Marbled convicts are great. Shame you don't see them around more in the shops. You're near the Waterzoo and Maidenhead Aquatics in Crowland. Lucky you! Great fish shops right on your door step.


----------



## hazyreality (Jan 11, 2009)

I got them from Crowland  they were desperate to get rid of them!!! lol. He said that if I had them I could NEVER take them back! lmao. He also said if I was taking the last 8 adults then I had to take the babies, he didnt want to be left with any!
I used to work in an aquatics store but I left and I'm not welcome anymore, so crowland it is.
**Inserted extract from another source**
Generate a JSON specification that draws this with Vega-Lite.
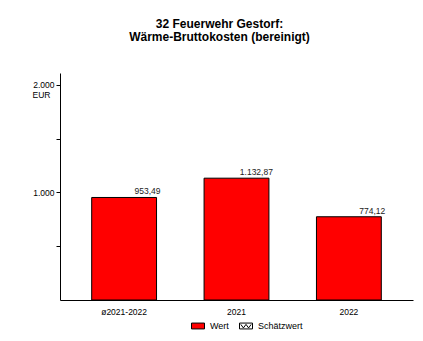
{
  "$schema": "https://vega.github.io/schema/vega-lite/v6.json",
  "autosize": {"type": "none"},
  "width": 353,
  "height": 227,
  "padding": {"left": 60, "top": 73, "right": 10, "bottom": 41},
  "background": "white",
  "config": {
    "locale": {"number": {"decimal": ",", "thousands": ".", "grouping": [3], "currency": ["", " €"]}},
    "font": "Liberation Sans",
    "view": {"stroke": null}
  },
  "title": {
    "text": ["32 Feuerwehr Gestorf:", "Wärme-Bruttokosten (bereinigt)"],
    "font": "Liberation Sans",
    "fontSize": 12,
    "fontWeight": "bold",
    "lineHeight": 13,
    "color": "black",
    "anchor": "middle",
    "offset": 29,
    "dx": -17
  },
  "data": {
    "values": [
      {"k": "ø2021-2022", "v": 953.49, "typ": "Wert"},
      {"k": "2021", "v": 1132.87, "typ": "Wert"},
      {"k": "2022", "v": 774.12, "typ": "Wert"}
    ]
  },
  "layer": [
    {
      "mark": {"type": "bar", "stroke": "black", "strokeWidth": 1},
      "encoding": {
        "x": {
          "field": "k", "type": "nominal", "sort": null,
          "scale": {"paddingInner": 0.423, "paddingOuter": 0.282},
          "axis": {"title": null, "ticks": false, "labelAngle": 0, "labelFontSize": 8.5, "labelPadding": 7, "labelColor": "black", "domainColor": "black", "domainWidth": 1}
        },
        "y": {
          "field": "v", "type": "quantitative",
          "scale": {"domain": [0, 2111], "nice": false},
          "axis": {
            "values": [500, 1000, 1500, 2000],
            "format": ",d",
            "labelExpr": "datum.value % 1000 === 0 ? datum.label : ''",
            "grid": false,
            "domainColor": "black", "tickColor": "black", "tickSize": 4,
            "labelFontSize": 8.5, "labelColor": "black", "labelPadding": 2,
            "title": "EUR", "titleAngle": 0, "titleFontSize": 8.5, "titleFontWeight": "normal",
            "titleColor": "black", "titleX": -19, "titleY": 21, "titleAlign": "center", "titleBaseline": "middle"
          }
        },
        "y2": {"datum": 0},
        "color": {
          "field": "typ", "type": "nominal",
          "scale": {"domain": ["Wert", "Schätzwert"], "range": ["#ff0000", "#ffffff"]},
          "legend": {
            "orient": "none", "legendX": 131, "legendY": 246, "direction": "horizontal",
            "title": null, "padding": 0,
            "symbolType": "M-1,-0.45H1V0.45H-1Z", "symbolSize": 169,
            "symbolStrokeColor": "black", "symbolStrokeWidth": 1,
            "labelFontSize": 9, "labelColor": "black", "labelOffset": 5, "columnPadding": 8,
            "encode": {"symbols": {"update": {"shape": {"signal": "datum.value === 'Schätzwert' ? 'M-1,-0.45H1V0.45H-1Z M-0.8,-0.25L-0.4,0.3L0,-0.25L0.4,0.3L0.8,-0.25' : 'M-1,-0.45H1V0.45H-1Z'"}}}}
          }
        }
      }
    },
    {
      "mark": {"type": "text", "align": "right", "baseline": "bottom", "dx": 4, "dy": -1, "fontSize": 8.5, "color": "#222222"},
      "encoding": {
        "x": {"field": "k", "type": "nominal", "sort": null, "bandPosition": 1},
        "y": {"field": "v", "type": "quantitative"},
        "text": {"field": "v", "type": "quantitative", "format": ",.2f"}
      }
    }
  ]
}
I got put off of waterzoo when someone came into where I worked and told me that he worked at waterzoo and they were good for marine but he wouldnt buy tropicals from there!!! worried me a little that their own staff didnt like their fish  not actually been there. I am fairly happy with Maidenhead at Crowland. Maidenhead also have one in the garden park in peterborough now, which is good for your bog standard fish and supplies.
Crowland hate parrot fish btw!

*Heidi*


----------



## brianclifton (Feb 2, 2011)

I've always found the Water Zoo very good. They have some very experienced staff there and I've never had a problem with their fish. The other good thing is that you don't have to suffer the Maidenhead prices. They're incredibly expensive for some fish - you can often get the very same ones, from the same supplier at the Zoo for about half the price. That said, the range is obviously smaller.


----------



## hazyreality (Jan 11, 2009)

Will have to try Waterzoo at some point, I just tend to go straight to Crowland, I like the range of bigger fish they have, lots of places tend to stick to the "popular" fish and dont branch out.

*Heidi*


----------